__Extracted material__
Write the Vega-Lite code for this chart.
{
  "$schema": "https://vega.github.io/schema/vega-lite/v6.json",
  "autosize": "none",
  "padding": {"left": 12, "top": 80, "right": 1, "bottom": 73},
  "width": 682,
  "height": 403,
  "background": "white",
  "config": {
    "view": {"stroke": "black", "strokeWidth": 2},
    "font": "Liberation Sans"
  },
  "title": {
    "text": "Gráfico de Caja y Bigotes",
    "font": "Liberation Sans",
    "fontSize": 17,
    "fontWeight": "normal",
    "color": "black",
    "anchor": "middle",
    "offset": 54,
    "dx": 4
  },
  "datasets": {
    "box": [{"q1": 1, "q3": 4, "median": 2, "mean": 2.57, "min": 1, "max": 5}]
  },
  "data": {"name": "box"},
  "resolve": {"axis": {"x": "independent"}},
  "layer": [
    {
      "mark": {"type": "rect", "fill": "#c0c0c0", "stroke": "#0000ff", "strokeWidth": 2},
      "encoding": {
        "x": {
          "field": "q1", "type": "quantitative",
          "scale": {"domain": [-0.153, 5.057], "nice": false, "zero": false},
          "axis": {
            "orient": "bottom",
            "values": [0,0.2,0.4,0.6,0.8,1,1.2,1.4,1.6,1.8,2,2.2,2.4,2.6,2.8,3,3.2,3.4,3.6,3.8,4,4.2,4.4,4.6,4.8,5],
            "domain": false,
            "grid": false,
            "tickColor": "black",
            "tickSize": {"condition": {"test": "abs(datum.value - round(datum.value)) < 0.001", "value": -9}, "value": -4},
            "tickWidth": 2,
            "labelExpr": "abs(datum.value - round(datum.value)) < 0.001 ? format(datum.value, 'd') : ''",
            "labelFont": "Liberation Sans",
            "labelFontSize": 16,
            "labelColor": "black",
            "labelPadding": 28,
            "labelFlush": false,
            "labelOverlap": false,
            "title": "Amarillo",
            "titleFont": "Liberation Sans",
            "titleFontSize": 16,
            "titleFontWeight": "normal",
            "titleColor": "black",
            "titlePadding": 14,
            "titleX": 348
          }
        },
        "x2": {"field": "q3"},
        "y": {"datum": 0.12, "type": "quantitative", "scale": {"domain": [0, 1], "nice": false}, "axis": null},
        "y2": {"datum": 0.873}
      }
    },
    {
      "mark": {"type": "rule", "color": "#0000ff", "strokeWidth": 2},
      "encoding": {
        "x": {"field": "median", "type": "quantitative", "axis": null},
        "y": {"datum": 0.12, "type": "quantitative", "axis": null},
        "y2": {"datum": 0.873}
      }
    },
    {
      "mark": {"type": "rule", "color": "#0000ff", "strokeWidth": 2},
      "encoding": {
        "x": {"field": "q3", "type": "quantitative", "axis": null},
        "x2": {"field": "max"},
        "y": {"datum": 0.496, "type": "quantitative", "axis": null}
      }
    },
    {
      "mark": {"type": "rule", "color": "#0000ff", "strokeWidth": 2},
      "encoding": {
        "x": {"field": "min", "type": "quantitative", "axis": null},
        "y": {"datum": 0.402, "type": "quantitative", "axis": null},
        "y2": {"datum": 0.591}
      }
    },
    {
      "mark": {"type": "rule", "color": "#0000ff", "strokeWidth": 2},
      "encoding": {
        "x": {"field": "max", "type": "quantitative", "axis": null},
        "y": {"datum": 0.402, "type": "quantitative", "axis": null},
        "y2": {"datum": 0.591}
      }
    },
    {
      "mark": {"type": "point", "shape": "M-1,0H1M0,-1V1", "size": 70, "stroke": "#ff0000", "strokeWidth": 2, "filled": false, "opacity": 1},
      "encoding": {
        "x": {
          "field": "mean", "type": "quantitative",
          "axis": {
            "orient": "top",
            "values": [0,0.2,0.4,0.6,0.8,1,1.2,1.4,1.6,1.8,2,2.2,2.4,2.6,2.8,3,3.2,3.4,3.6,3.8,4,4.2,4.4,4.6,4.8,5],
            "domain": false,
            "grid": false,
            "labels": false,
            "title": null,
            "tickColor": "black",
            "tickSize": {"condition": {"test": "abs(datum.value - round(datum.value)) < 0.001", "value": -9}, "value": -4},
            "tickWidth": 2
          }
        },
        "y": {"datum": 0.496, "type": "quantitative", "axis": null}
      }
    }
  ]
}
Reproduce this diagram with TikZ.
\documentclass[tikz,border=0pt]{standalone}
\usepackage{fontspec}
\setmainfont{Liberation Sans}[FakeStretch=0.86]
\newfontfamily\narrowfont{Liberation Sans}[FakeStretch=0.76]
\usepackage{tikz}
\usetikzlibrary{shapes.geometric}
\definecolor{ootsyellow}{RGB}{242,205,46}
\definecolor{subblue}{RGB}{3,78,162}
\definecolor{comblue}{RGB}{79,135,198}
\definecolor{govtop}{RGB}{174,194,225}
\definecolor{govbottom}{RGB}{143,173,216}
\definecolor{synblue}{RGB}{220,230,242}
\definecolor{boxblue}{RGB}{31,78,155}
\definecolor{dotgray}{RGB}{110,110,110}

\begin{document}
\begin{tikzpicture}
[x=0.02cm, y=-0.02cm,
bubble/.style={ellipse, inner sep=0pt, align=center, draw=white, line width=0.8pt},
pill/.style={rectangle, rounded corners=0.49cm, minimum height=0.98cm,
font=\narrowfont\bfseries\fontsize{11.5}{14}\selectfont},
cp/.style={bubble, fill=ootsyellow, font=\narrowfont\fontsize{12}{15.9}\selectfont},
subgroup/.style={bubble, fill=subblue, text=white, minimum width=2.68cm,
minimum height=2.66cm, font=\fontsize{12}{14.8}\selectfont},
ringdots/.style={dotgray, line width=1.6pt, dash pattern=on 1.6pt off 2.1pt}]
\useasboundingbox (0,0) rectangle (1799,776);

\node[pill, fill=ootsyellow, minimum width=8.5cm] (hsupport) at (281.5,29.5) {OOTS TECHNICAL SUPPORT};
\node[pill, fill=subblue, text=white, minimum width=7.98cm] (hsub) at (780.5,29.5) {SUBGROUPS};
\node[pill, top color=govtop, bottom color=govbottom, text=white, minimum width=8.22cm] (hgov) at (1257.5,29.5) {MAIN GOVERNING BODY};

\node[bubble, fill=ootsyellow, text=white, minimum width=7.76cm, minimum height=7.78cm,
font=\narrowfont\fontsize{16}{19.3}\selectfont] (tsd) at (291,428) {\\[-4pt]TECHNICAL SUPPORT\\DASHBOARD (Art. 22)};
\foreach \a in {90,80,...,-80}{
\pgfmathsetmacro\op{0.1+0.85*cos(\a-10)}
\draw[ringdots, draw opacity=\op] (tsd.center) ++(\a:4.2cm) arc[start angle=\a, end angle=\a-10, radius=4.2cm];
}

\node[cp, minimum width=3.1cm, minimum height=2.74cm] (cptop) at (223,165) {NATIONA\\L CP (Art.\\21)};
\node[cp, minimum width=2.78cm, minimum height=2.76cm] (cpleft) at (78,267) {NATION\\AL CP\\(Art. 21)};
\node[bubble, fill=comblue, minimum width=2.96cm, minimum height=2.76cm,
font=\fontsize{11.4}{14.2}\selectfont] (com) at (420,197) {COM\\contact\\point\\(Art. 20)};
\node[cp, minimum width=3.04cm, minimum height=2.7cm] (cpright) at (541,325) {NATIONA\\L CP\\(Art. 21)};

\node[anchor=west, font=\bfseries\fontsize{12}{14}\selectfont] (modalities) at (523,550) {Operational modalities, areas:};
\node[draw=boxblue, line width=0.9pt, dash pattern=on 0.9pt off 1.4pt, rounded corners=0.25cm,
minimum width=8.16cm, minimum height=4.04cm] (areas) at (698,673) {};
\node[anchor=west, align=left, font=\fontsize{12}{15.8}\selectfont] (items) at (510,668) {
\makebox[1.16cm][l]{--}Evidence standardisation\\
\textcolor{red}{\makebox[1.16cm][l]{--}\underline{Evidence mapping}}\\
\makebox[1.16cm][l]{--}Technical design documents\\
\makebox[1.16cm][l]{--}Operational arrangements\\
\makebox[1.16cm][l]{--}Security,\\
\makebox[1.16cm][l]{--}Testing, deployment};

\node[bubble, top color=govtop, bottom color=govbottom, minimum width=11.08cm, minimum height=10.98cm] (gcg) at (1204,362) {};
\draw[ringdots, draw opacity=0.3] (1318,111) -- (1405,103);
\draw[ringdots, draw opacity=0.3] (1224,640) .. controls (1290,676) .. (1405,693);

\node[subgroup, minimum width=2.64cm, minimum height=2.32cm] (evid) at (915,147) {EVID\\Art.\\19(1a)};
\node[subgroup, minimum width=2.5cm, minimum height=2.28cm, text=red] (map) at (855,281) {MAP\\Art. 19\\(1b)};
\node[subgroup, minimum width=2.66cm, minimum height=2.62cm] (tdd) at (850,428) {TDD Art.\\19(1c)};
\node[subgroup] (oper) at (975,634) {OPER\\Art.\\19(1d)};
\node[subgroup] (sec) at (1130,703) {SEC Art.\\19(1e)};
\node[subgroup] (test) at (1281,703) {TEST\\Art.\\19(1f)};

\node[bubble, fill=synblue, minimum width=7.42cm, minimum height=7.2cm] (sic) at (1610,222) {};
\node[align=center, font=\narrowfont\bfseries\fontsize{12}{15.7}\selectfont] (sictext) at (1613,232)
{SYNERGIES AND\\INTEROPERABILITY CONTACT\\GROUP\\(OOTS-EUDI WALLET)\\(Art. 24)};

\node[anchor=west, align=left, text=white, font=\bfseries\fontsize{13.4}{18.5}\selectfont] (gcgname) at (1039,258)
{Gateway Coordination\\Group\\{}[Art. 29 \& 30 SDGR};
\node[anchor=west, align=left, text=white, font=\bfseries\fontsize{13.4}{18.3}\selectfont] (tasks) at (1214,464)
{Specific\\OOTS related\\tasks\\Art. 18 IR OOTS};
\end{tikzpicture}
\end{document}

__Given exercise__
Pull out every line holding "this" from the records above, and copy it.

__Solution__
Write the Vega-Lite code for this chart.
Reproduce this diagram with TikZ.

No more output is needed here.